■ **TASK REQUIREMENTS**: Write the material out again in full, word for word. Do not include the pictures.

*****

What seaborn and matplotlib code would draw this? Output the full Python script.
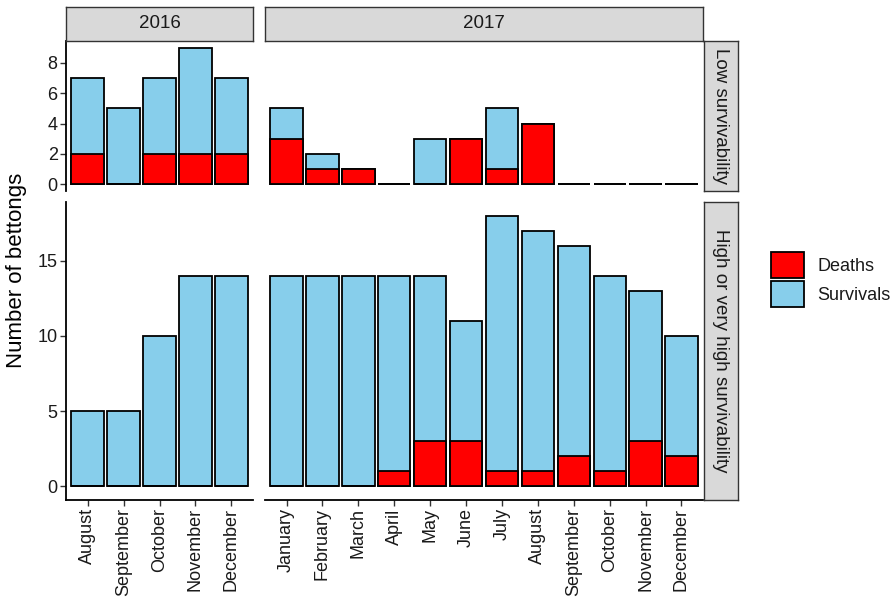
import numpy as np
import pandas as pd
import matplotlib
matplotlib.use("Agg")
import matplotlib.pyplot as plt
import seaborn as sns
from matplotlib.patches import Patch

# ---------------- data ----------------
months_2016 = ["August", "September", "October", "November", "December"]
months_2017 = ["January", "February", "March", "April", "May", "June", "July",
               "August", "September", "October", "November", "December"]

low_deaths_2016 = [2, 0, 2, 2, 2]
low_surv_2016 = [5, 5, 5, 7, 5]
low_deaths_2017 = [3, 1, 1, 0, 0, 3, 1, 4, 0, 0, 0, 0]
low_surv_2017 = [2, 1, 0, 0, 3, 0, 4, 0, 0, 0, 0, 0]

high_deaths_2016 = [0, 0, 0, 0, 0]
high_surv_2016 = [5, 5, 10, 14, 14]
high_deaths_2017 = [0, 0, 0, 1, 3, 3, 1, 1, 2, 1, 3, 2]
high_surv_2017 = [14, 14, 14, 13, 11, 8, 17, 16, 14, 13, 10, 8]

years = ["2016", "2017"]
groups = ["Low survivability", "High or very high survivability"]
y_ticks = {"Low survivability": [0, 2, 4, 6, 8],
           "High or very high survivability": [0, 5, 10, 15]}

rows = []
for yr, months, ld, ls, hd, hs in [
        ("2016", months_2016, low_deaths_2016, low_surv_2016, high_deaths_2016, high_surv_2016),
        ("2017", months_2017, low_deaths_2017, low_surv_2017, high_deaths_2017, high_surv_2017)]:
    for i, m in enumerate(months):
        rows.append(dict(year=yr, group=groups[0], month=m, deaths=ld[i], survivals=ls[i]))
        rows.append(dict(year=yr, group=groups[1], month=m, deaths=hd[i], survivals=hs[i]))
df = pd.DataFrame(rows)
df["total"] = df["deaths"] + df["survivals"]
month_order = {"2016": months_2016, "2017": months_2017}

# ---------------- style ----------------
sns.set_style("ticks")
plt.rcParams["font.family"] = ["Liberation Sans", "DejaVu Sans"]

RED = "#FF0000"
BLUE = "#87CEEB"
TXT = "#1A1A1A"
STRIP_FILL = "#D9D9D9"
STRIP_EDGE = "#333333"
TICK_FS = 13
STRIP_FS = 13.5

W, H = 894, 599
fig = plt.figure(figsize=(W / 100, H / 100), dpi=100)


def px_axes(x0, y0, x1, y1):
    return fig.add_axes([x0 / W, 1 - y1 / H, (x1 - x0) / W, (y1 - y0) / H])


col_px = {"2016": (66, 253), "2017": (265, 703)}
row_px = {groups[0]: (41, 191), groups[1]: (202, 500)}

for g in groups:
    for yr in years:
        x0, x1 = col_px[yr]
        y0, y1 = row_px[g]
        ax = px_axes(x0, y0, x1, y1)
        sub = df[(df.year == yr) & (df.group == g)]
        order = month_order[yr]
        sns.barplot(data=sub, x="month", y="total", order=order, color=BLUE,
                    saturation=1, edgecolor="black", linewidth=1.3, width=0.9,
                    errorbar=None, ax=ax)
        sns.barplot(data=sub, x="month", y="deaths", order=order, color=RED,
                    saturation=1, edgecolor="black", linewidth=1.3, width=0.9,
                    errorbar=None, ax=ax)
        n = len(order)
        ax.set_xlim(-0.6, n - 0.4)
        ymax = df[df.group == g]["total"].max()
        pad = ymax * 0.05
        ax.set_ylim(-pad, ymax + pad)
        ax.set_xlabel("")
        ax.set_ylabel("")
        ax.set_facecolor("white")
        for s in ["top", "right"]:
            ax.spines[s].set_visible(False)
        for s in ["left", "bottom"]:
            ax.spines[s].set_linewidth(1.3)
            ax.spines[s].set_color("black")
        ax.tick_params(axis="both", length=4, width=1, color="#333333",
                       labelsize=TICK_FS, labelcolor=TXT, pad=2)
        if g == groups[0]:
            ax.spines["bottom"].set_visible(False)
            ax.tick_params(axis="x", bottom=False, labelbottom=False)
        else:
            ax.tick_params(axis="x", labelrotation=90)
            for lab in ax.get_xticklabels():
                lab.set_verticalalignment("top")
                lab.set_horizontalalignment("center")
        if yr == "2017":
            ax.spines["left"].set_visible(False)
            ax.tick_params(axis="y", left=False, labelleft=False)
        else:
            ax.set_yticks(y_ticks[g])

# column strips
for yr in years:
    x0, x1 = col_px[yr]
    sax = px_axes(x0, 7, x1, 41)
    sax.set_facecolor(STRIP_FILL)
    sax.set_xticks([]); sax.set_yticks([])
    for s in sax.spines.values():
        s.set_color(STRIP_EDGE); s.set_linewidth(1.0)
    sax.text(0.5, 0.5, yr, ha="center", va="center", fontsize=STRIP_FS, color=TXT,
             transform=sax.transAxes)

# row strips
for g in groups:
    y0, y1 = row_px[g]
    sax = px_axes(704, y0, 738, y1)
    sax.set_facecolor(STRIP_FILL)
    sax.set_xticks([]); sax.set_yticks([])
    for s in sax.spines.values():
        s.set_color(STRIP_EDGE); s.set_linewidth(1.0)
    sax.text(0.5, 0.5, g, ha="center", va="center", fontsize=STRIP_FS, color=TXT,
             rotation=-90, transform=sax.transAxes)

fig.text(17 / W, 1 - 270 / H, "Number of bettongs", rotation=90,
         ha="center", va="center", fontsize=16, color="black")

handles = [Patch(facecolor=RED, edgecolor="black", linewidth=1.3, label="Deaths"),
           Patch(facecolor=BLUE, edgecolor="black", linewidth=1.3, label="Survivals")]
fig.legend(handles=handles, loc="upper left", bbox_to_anchor=(771 / W, 1 - 252 / H),
           frameon=False, fontsize=TICK_FS, borderpad=0, borderaxespad=0,
           handlelength=1.83, handleheight=1.83, labelspacing=0.17,
           handletextpad=0.75, labelcolor=TXT)

fig.savefig("out.png", dpi=100)
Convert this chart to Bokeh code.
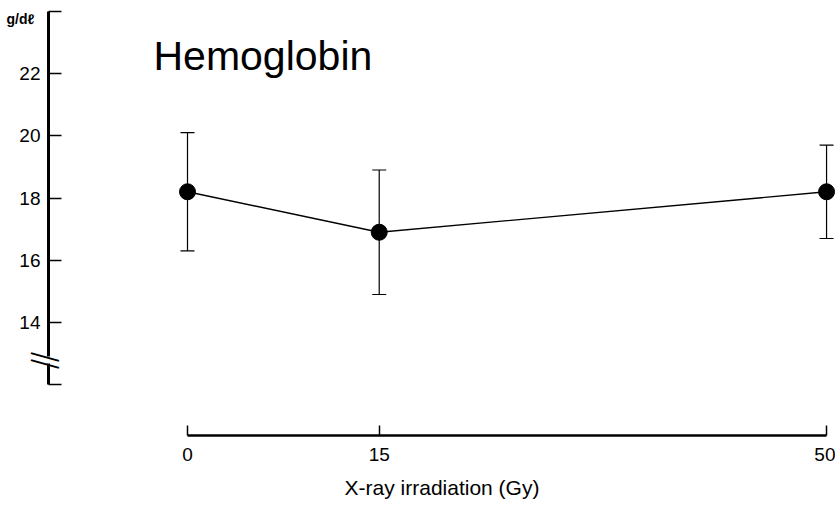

*****

■ **THE ANSWER**:
What seaborn and matplotlib code would draw this? Output the full Python script.
import numpy as np
import pandas as pd
import matplotlib
matplotlib.use("Agg")
import matplotlib.pyplot as plt
import seaborn as sns
from matplotlib.patches import Patch

# ---------------- data ----------------
months_2016 = ["August", "September", "October", "November", "December"]
months_2017 = ["January", "February", "March", "April", "May", "June", "July",
               "August", "September", "October", "November", "December"]

low_deaths_2016 = [2, 0, 2, 2, 2]
low_surv_2016 = [5, 5, 5, 7, 5]
low_deaths_2017 = [3, 1, 1, 0, 0, 3, 1, 4, 0, 0, 0, 0]
low_surv_2017 = [2, 1, 0, 0, 3, 0, 4, 0, 0, 0, 0, 0]

high_deaths_2016 = [0, 0, 0, 0, 0]
high_surv_2016 = [5, 5, 10, 14, 14]
high_deaths_2017 = [0, 0, 0, 1, 3, 3, 1, 1, 2, 1, 3, 2]
high_surv_2017 = [14, 14, 14, 13, 11, 8, 17, 16, 14, 13, 10, 8]

years = ["2016", "2017"]
groups = ["Low survivability", "High or very high survivability"]
y_ticks = {"Low survivability": [0, 2, 4, 6, 8],
           "High or very high survivability": [0, 5, 10, 15]}

rows = []
for yr, months, ld, ls, hd, hs in [
        ("2016", months_2016, low_deaths_2016, low_surv_2016, high_deaths_2016, high_surv_2016),
        ("2017", months_2017, low_deaths_2017, low_surv_2017, high_deaths_2017, high_surv_2017)]:
    for i, m in enumerate(months):
        rows.append(dict(year=yr, group=groups[0], month=m, deaths=ld[i], survivals=ls[i]))
        rows.append(dict(year=yr, group=groups[1], month=m, deaths=hd[i], survivals=hs[i]))
df = pd.DataFrame(rows)
df["total"] = df["deaths"] + df["survivals"]
month_order = {"2016": months_2016, "2017": months_2017}

# ---------------- style ----------------
sns.set_style("ticks")
plt.rcParams["font.family"] = ["Liberation Sans", "DejaVu Sans"]

RED = "#FF0000"
BLUE = "#87CEEB"
TXT = "#1A1A1A"
STRIP_FILL = "#D9D9D9"
STRIP_EDGE = "#333333"
TICK_FS = 13
STRIP_FS = 13.5

W, H = 894, 599
fig = plt.figure(figsize=(W / 100, H / 100), dpi=100)


def px_axes(x0, y0, x1, y1):
    return fig.add_axes([x0 / W, 1 - y1 / H, (x1 - x0) / W, (y1 - y0) / H])


col_px = {"2016": (66, 253), "2017": (265, 703)}
row_px = {groups[0]: (41, 191), groups[1]: (202, 500)}

for g in groups:
    for yr in years:
        x0, x1 = col_px[yr]
        y0, y1 = row_px[g]
        ax = px_axes(x0, y0, x1, y1)
        sub = df[(df.year == yr) & (df.group == g)]
        order = month_order[yr]
        sns.barplot(data=sub, x="month", y="total", order=order, color=BLUE,
                    saturation=1, edgecolor="black", linewidth=1.3, width=0.9,
                    errorbar=None, ax=ax)
        sns.barplot(data=sub, x="month", y="deaths", order=order, color=RED,
                    saturation=1, edgecolor="black", linewidth=1.3, width=0.9,
                    errorbar=None, ax=ax)
        n = len(order)
        ax.set_xlim(-0.6, n - 0.4)
        ymax = df[df.group == g]["total"].max()
        pad = ymax * 0.05
        ax.set_ylim(-pad, ymax + pad)
        ax.set_xlabel("")
        ax.set_ylabel("")
        ax.set_facecolor("white")
        for s in ["top", "right"]:
            ax.spines[s].set_visible(False)
        for s in ["left", "bottom"]:
            ax.spines[s].set_linewidth(1.3)
            ax.spines[s].set_color("black")
        ax.tick_params(axis="both", length=4, width=1, color="#333333",
                       labelsize=TICK_FS, labelcolor=TXT, pad=2)
        if g == groups[0]:
            ax.spines["bottom"].set_visible(False)
            ax.tick_params(axis="x", bottom=False, labelbottom=False)
        else:
            ax.tick_params(axis="x", labelrotation=90)
            for lab in ax.get_xticklabels():
                lab.set_verticalalignment("top")
                lab.set_horizontalalignment("center")
        if yr == "2017":
            ax.spines["left"].set_visible(False)
            ax.tick_params(axis="y", left=False, labelleft=False)
        else:
            ax.set_yticks(y_ticks[g])

# column strips
for yr in years:
    x0, x1 = col_px[yr]
    sax = px_axes(x0, 7, x1, 41)
    sax.set_facecolor(STRIP_FILL)
    sax.set_xticks([]); sax.set_yticks([])
    for s in sax.spines.values():
        s.set_color(STRIP_EDGE); s.set_linewidth(1.0)
    sax.text(0.5, 0.5, yr, ha="center", va="center", fontsize=STRIP_FS, color=TXT,
             transform=sax.transAxes)

# row strips
for g in groups:
    y0, y1 = row_px[g]
    sax = px_axes(704, y0, 738, y1)
    sax.set_facecolor(STRIP_FILL)
    sax.set_xticks([]); sax.set_yticks([])
    for s in sax.spines.values():
        s.set_color(STRIP_EDGE); s.set_linewidth(1.0)
    sax.text(0.5, 0.5, g, ha="center", va="center", fontsize=STRIP_FS, color=TXT,
             rotation=-90, transform=sax.transAxes)

fig.text(17 / W, 1 - 270 / H, "Number of bettongs", rotation=90,
         ha="center", va="center", fontsize=16, color="black")

handles = [Patch(facecolor=RED, edgecolor="black", linewidth=1.3, label="Deaths"),
           Patch(facecolor=BLUE, edgecolor="black", linewidth=1.3, label="Survivals")]
fig.legend(handles=handles, loc="upper left", bbox_to_anchor=(771 / W, 1 - 252 / H),
           frameon=False, fontsize=TICK_FS, borderpad=0, borderaxespad=0,
           handlelength=1.83, handleheight=1.83, labelspacing=0.17,
           handletextpad=0.75, labelcolor=TXT)

fig.savefig("out.png", dpi=100)
Convert this chart to Bokeh code.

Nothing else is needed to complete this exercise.